Dairy Queen retains the title for best chicken.

Meanwhile, the sugar from that milkshake left me feeling super hyped and more inebriated than an alcoholic beverage.

Drumstick Blizzard

This is a review of the new drumstick blizzard.

But at the end of the post, there will be a bit of bad news explaining why I had said blizzard. But let’s focus on the good. Because that’s how I roll.

The teenager and I skipped breakfast and went to Dairy Queen for lunch with Nala, the Goffin’s Cockatoo.

The Drumstick Blizzard

The latest blizzard creation from Dairy Queen is the drumstick blizzard with chunks of deep fried chicken in ice cream. Just kidding.

In reality…

They crushed up bits of Drumstick ice cream cones and peanuts! So good. Very similar to a Snickers Blizzard but not as chewy. The ice cream cone pieces were crunchy and tasty.

And Nala enjoyed her French fries.

So now I have 503 reward points at DQ which is enough for a free 4 piece chicken strip basket.

What I struggle to understand is what is this super bendy straw for?

So, now the bad news… I was informed today that my last day with the non-profit agency where I work will be July 10. That’s why I had a Blizzard.

Here’s to the next chapter. I had a great time learning a lot of new skills in a field that was brand new to me. I had a lot of good experiences and made a lot of new friends and new connections. I look forward to finishing out next week with the team, and I wish the agency the best in the future.

Lavender retrospective

I’ve tried to incorporate the spirit of my “staycation” two weeks ago into my everyday life. I have tried to embrace a more carefree joie de vivre.
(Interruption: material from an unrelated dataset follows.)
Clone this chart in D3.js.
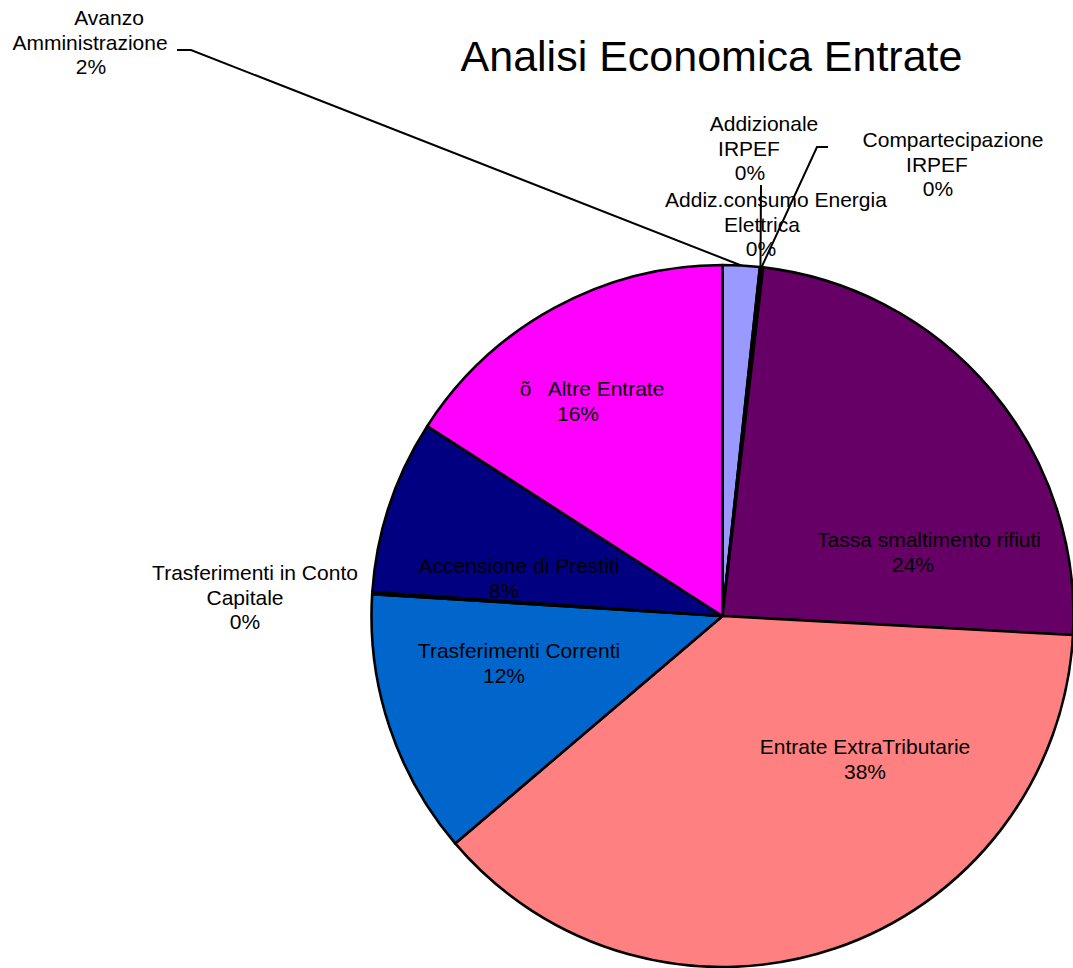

I think to some extent it is working.

Scrolling through my blog feed, I see lots of random home-cooked meals, even more pizzas and fast food… I mean, what crazy mood swing prompted me to eat TWO blizzards from DQ in one night???

My dental work on Wednesday was a huge success and has prompted such a physical and emotional relief— because when you’re slowly paying off more than a thousand dollars in dental bills and something is not right, it drains you.

It reminds me, as life often does, that our struggles never really end. The only destination in this journey is death, regardless of what milestones we try to hit along the way.

Some days it’s harder to get out of bed than others, but hopefully there is something for all of us to appreciate and something we can do for the world.

I opened my Lock Keeper Gin from County Seat Spirits last night. Mixed a shot of so with equal parts carbonated water and a light French lavender soda.

Gin by itself has a clean but bitter taste, in my opinion, with the Lock Keeper Gin bursting with a strong citrus aftertaste. The light blend of lavender gave the gin just enough sweetness to be undetectable in my cocktail. I find gin way smoother and easy to mix than vodka, which I know is an unpopular opinion.